I went on being a problem I suppose. School often bored me. There was not enough going on. I suspect there were other children who felt the same way. I was constantly in trouble for "reading under the desk" - even though I would be finished whatever tasks I had been set to do. We were glad to get to high school and be given something a little more challenging.
But there is another problem for children who move here from interstate at the crucial crossover point. Do you send a child who has started secondary school back to primary school so that s/he can be with his/her peer group? It is a dilemma more than one family has faced.
The private (fee-paying) schools in this state tend to end at year six and move the students into secondary school at year seven. This is what happens in the Whirlwind's school.
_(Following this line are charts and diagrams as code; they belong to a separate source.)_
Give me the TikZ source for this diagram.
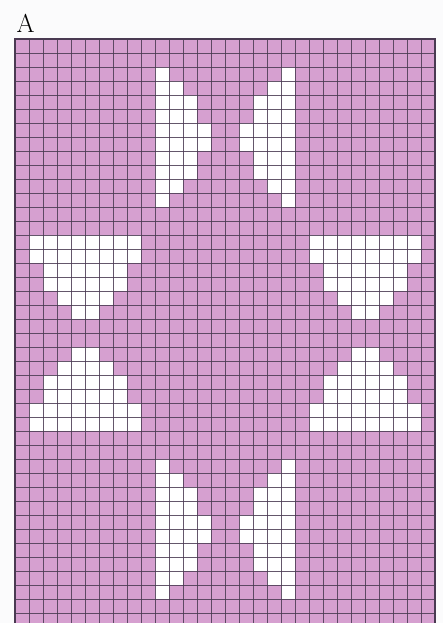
\documentclass[tikz,border=0pt]{standalone}
\usetikzlibrary{positioning}
\definecolor{orchid}{HTML}{D6A0D0}
\definecolor{gridink}{HTML}{4A3A52}
\definecolor{paper}{HTML}{FBFBFC}
\tikzset{
  ground/.style={fill=orchid, draw=none},
  motif/.style={fill=white, draw=none},
  gridline/.style={draw=gridink, line width=.75bp, opacity=.85},
  frame/.style={draw=gridink, line width=1.1bp},
  chartlabel/.style={font=\fontsize{26}{30}\selectfont, anchor=base west, inner sep=0pt}
}
\begin{document}
\begin{tikzpicture}[x=14bp,y=-14bp]
  \useasboundingbox[fill=paper] (-1.0714,-2.7857) rectangle (30.5714,41.7143);
  \clip (-1.0714,-2.7857) rectangle (30.5714,41.7143);
  \node[chartlabel] (title) at (0.1,-0.5) {A};

  \fill[ground] (0,0) rectangle (30,42);
  % upper and lower motifs, one column at a time
  \foreach \c/\ra/\rb in {10/2/11,11/3/10,12/4/9,13/6/7,19/2/11,18/3/10,17/4/9,16/6/7,
      10/30/39,11/31/38,12/32/37,13/34/35,19/30/39,18/31/38,17/32/37,16/34/35}
    \fill[motif] (\c,\ra) rectangle (\c+1,\rb+1);
  % side motifs, one row at a time
  \foreach \r/\ca/\cb in {14/1/8,15/1/8,16/2/7,17/2/7,18/3/6,19/4/5,
      22/4/5,23/3/6,24/2/7,25/2/7,26/1/8,27/1/8,
      14/21/28,15/21/28,16/22/27,17/22/27,18/23/26,19/24/25,
      22/24/25,23/23/26,24/22/27,25/22/27,26/21/28,27/21/28}
    \fill[motif] (\ca,\r) rectangle (\cb+1,\r+1);

  \foreach \i in {1,...,29} \draw[gridline] (\i,0) -- (\i,42);
  \foreach \j in {1,...,41} \draw[gridline] (0,\j) -- (30,\j);
  \draw[frame] (0,0) rectangle (30,42);
\end{tikzpicture}
\end{document}
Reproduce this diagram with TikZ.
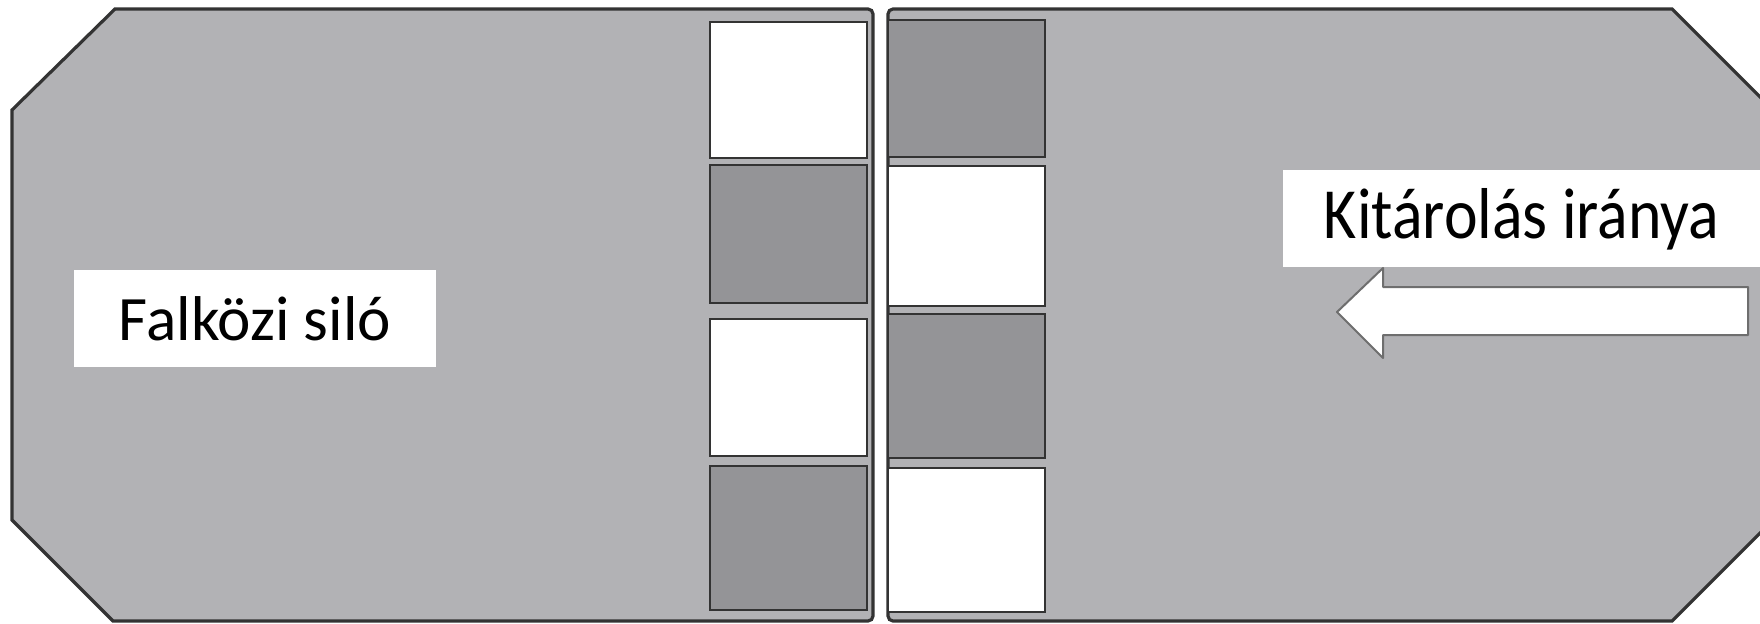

She started French when she started school but other languages start at year seven. That means an extra year of language learning. Science becomes more complex then too.
There is also the advantage of specialist teachers - especially in maths and science. If they happen to be good teachers - and hers have been - then there are further advantages for the students.
I know the Whirlwind, who is a bright and enthusiastic student, looked forward to the move from "juniors" to "seniors". She was ready for it - and so were most of her classmates. There might have been one or two at most who would have benefitted from spending another year largely with one teacher but the rest were definitely ready to move on.
Looking around at the local students I know who will be in year seven this year I think most of them are ready to move on as well. In some ways they are more mature than I was at their age. Possibly I knew more than many of my peers because my father encouraged me to read articles in the paper and would then discuss things with me to ensure I understood - but I did not have the same access to information that many students have now. 
Their access to on-screen information means they know - or should now - a great deal more about the world than I did. They are ready for a much greater variety of learning experiences.
But, if we do make the move to start the senior years at year seven then I believe there is something else we should do. We should offer the option of transferring to another setting for the last two years of the secondary school. Just as England has some sixth form colleges and the Americans have senior high schools we need to consider that some students don't want to be "at school" any more. They are ready for something else. Perhaps it is time to specialise and those aiming for university or other studies can head off in one direction and those aiming for other things - perhaps of a more technical nature - can head off in another.
We used to have technical high schools. They were disbanded in the name of "equality" but perhaps it is time to reconsider them for 16+?
It might just help everyone grow up a bit.

2 comments:

Anonymous said...

Yes, bring back the technical schools ... not everybody is cut out to go to university and there are a multitude of jobs that need doing which require a more hands on approach to learning.

Sheeprustler said...

Oh, do I know this one. Me, and my daughter. Neither of us mature enough to endure the later years of school socially. She repeated a school year, I repeated a university year. It mattered in the end. During primary school? We would have killed people if we had had to put up with the 'dumb ones'!!!